There’s something of a Wonderland aspect to Oslavia in particular and Collio in general, but traveling in the area also entails some back-to-reality sights such as the immense, somewhat ghostly, intensely moving memorial above the burial ground for more than 57,000 who died here in a horrible series of battles along a stationary front during World War I. The town of Oslavia was utterly destroyed down to the last home, with just one wall still standing in the aftermath and the entire hill on which Oslavia was built reduced by more than 12 feet in altitude due to shelling.
I make mention of this just to balance out the portrait of this place, which has its horrors and challenges like almost anywhere else in Europe. But situated as it is within a short drive from Venice, Collio holds huge potential for growth as a travel destination, and many of the producers I visited have recently built inviting guest rooms. Quick side trips into the lovely city of Trieste or up into the Alps or into Slovenia or down the nearby (famously beautiful) coast of Croatia combine to make Collio a place with almost countless attractions--and one that I’ll return to at my first opportunity.
For now though, like most of you, I’ll need to content myself with tasting the region’s wines. I have full tasting notes for everything included below, and will likely publish full reviews for most wines that are reasonably widely imported into the USA. Yet it seems wise to recognize all of the very best wines that I tasted to enhance your chances of finding a few to try now. Although I’ve never had an opportunity to taste Collio wines in vast numbers until this recent trip, I’ve enjoyed them for years and found excellent examples without difficulty. You’ll probably need to do a little leg work to find some in your area, but your efforts will be rewarded in spades.
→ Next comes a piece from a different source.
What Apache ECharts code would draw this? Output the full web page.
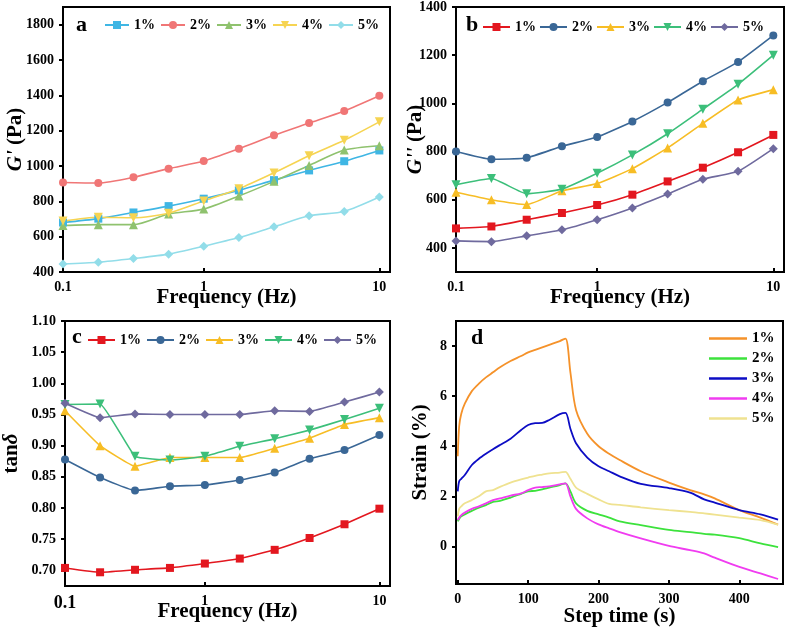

Friulano: Ronco Blanchis 2010 (91); Venica & Venica 2010 (91); Villa Russiz 2010 (91); Gradis’Ciutta 2010 (90); Marco Felluga 2010 (89); Picéch 2010 (89).
Malvasia: Venica & Venica 2010 (92); Picéch 2010 (90).
Ribolla Gialla: Gradis’Ciutta 2010 (90).
Collio Bianco: Ronco Blanchis 2010 (92); Russiz Superiore “Col Disore” 2008 (92); Marco Felluga “Molamatta” 2009 (91); Picéch “Jelka” 2008 (91); Livon “Solarco” 2010 (90); Gradis’Ciutta “Bratinis” 2009 (90); Zuani 2010 (90); Angoris 2010 (89).
Pinot Grigio: Marco Felluga Riserva “Mongris” 2007 (91); Villa Russiz 2010 (91); Ronco Blanchis 2010 (90); Venica & Venica 2010 (90); Angoris 2010 (89); Gradis’Ciutta 2010 (89).
Sauvignon: Venica & Venica “Ronca delle Mele” 2010 (92); Villa Russiz “de la Tour” 2010 (92); Villa Russiz “de la Tour” 2009 (92); Russiz Superiore Riserva 2006 (92); Ronco Blanchis 2010 (91); Russiz Superiore 2010 (90).
Pinot Bianco: Venica & Venica 2010 (92).
Chardonnay: Ronco Blanchis 2004 (94); Marco Felluga 2009 (90).
Venezia Giulia IGT: Livon “Braide Alte” 2009 (92).
“Orange Wines”: Dario Prinčič, Venezia Giulia IGT 2007 (93); Radikon, Venezia Giulia IGT Ribolla Gialla 2005 (92, 500 ml); La Castellada Collio 2006 (90); Il Carpino, Venezia Giulia IGT 2008 (90); Primosic, Collio 2008 (90); Fiegl, Collio Ribolla Gialla 2010 (89).
Red Wines: Russiz Superiore Riserva “Degli Orzoni” 2006 (94); Russiz Superiore Cabernet Franc 2009 (91); Villa Russiz Merlot 2009 (90); Livon Refosco “Riul” Collio Orientali del Friuli 2007 (89).